Assistant Secretary, Expenditure Management Sector, Treasury Board of Canada Secretariat

David Moloney

I guess the question is partly one of discipline but partly one of practicality. Given the timing of the budget, the government may not be in a position to have all the details in terms of the vote structure and the details necessary to go to Parliament by March 1 to give effect to those plans. The arbitrariness of the fiscal year timing is such that if we're not ready, in practical terms, ideally in October, in extremis in January, then given the level of detail that Parliament requires and is due, we're really not ready to be able to put that out.

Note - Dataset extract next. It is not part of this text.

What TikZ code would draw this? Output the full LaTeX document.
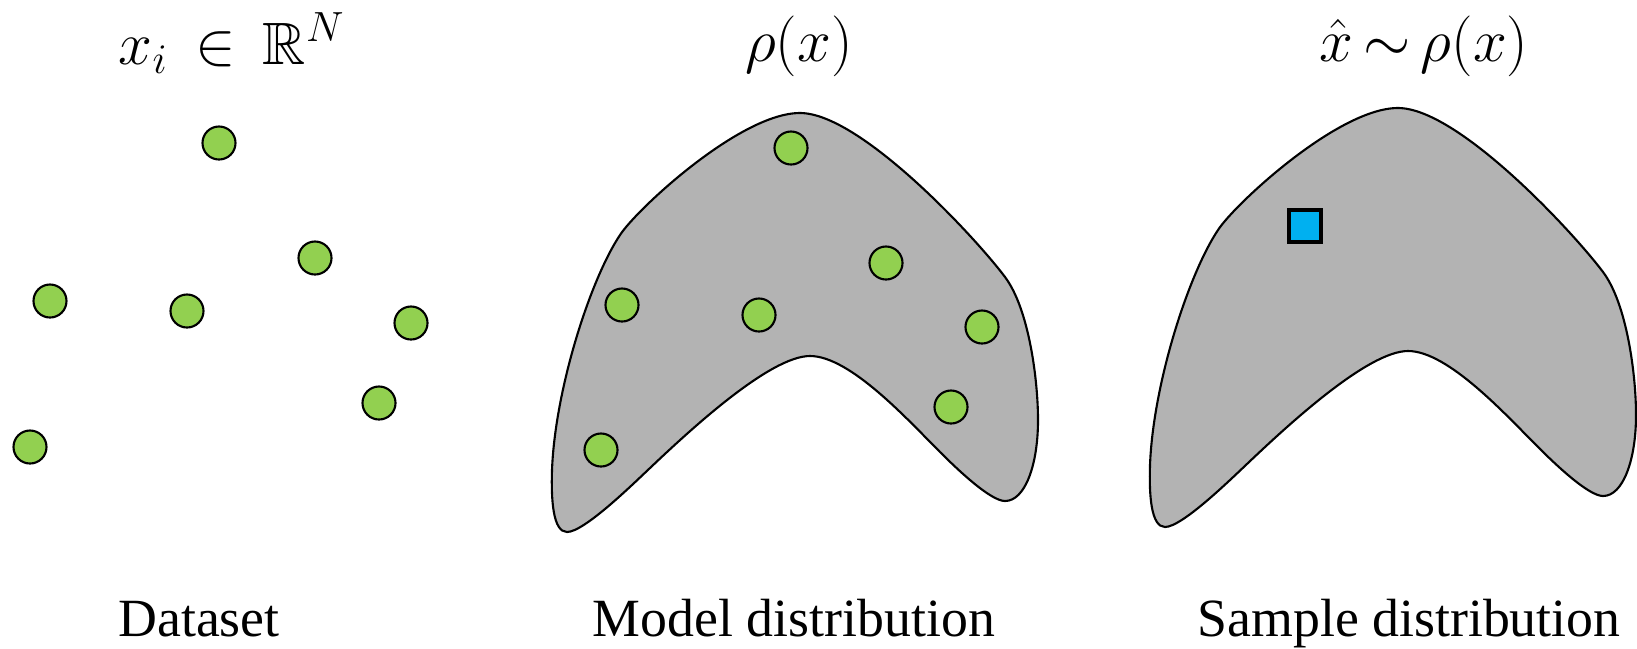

It's partly just the practicality, that this is the fiscal year we have. But also, the world does move, and new needs come up, new priorities come up. Governments choose to meet them within existing resources or with new resources, depending on the circumstance. There's a mix of changes in plans and just executing plans.

10:15 a.m.

Conservative

Mike Wallace Conservative Burlington, ON

I have just a couple more quick questions.

Do I ever see actuals? To me, when you say estimates, you're really saying this is what you can spend. Is there a report ever saying, “Okay, this is what we said you could spend, and this is what you actually spent”?

10:15 a.m.

Assistant Secretary, Expenditure Management Sector, Treasury Board of Canada Secretariat

David Moloney

You'll see that in two forms. The government fiscal year ends on March 31. Typically, in September, the government will table what are called the public accounts, which detail every cent that the government spent. A month later we will table the departmental performance reports--92 of them, I think it is--which will then list in greater detail, for every one of those agencies, not just the numbers that were in the public accounts but just to remind Parliament how they broke down against program activity, and then also how they broke down against the results that had been targeted, not dollars but actual results, for a program or an activity and what do we measure we achieved.

Those two things happen five to seven months after the year end.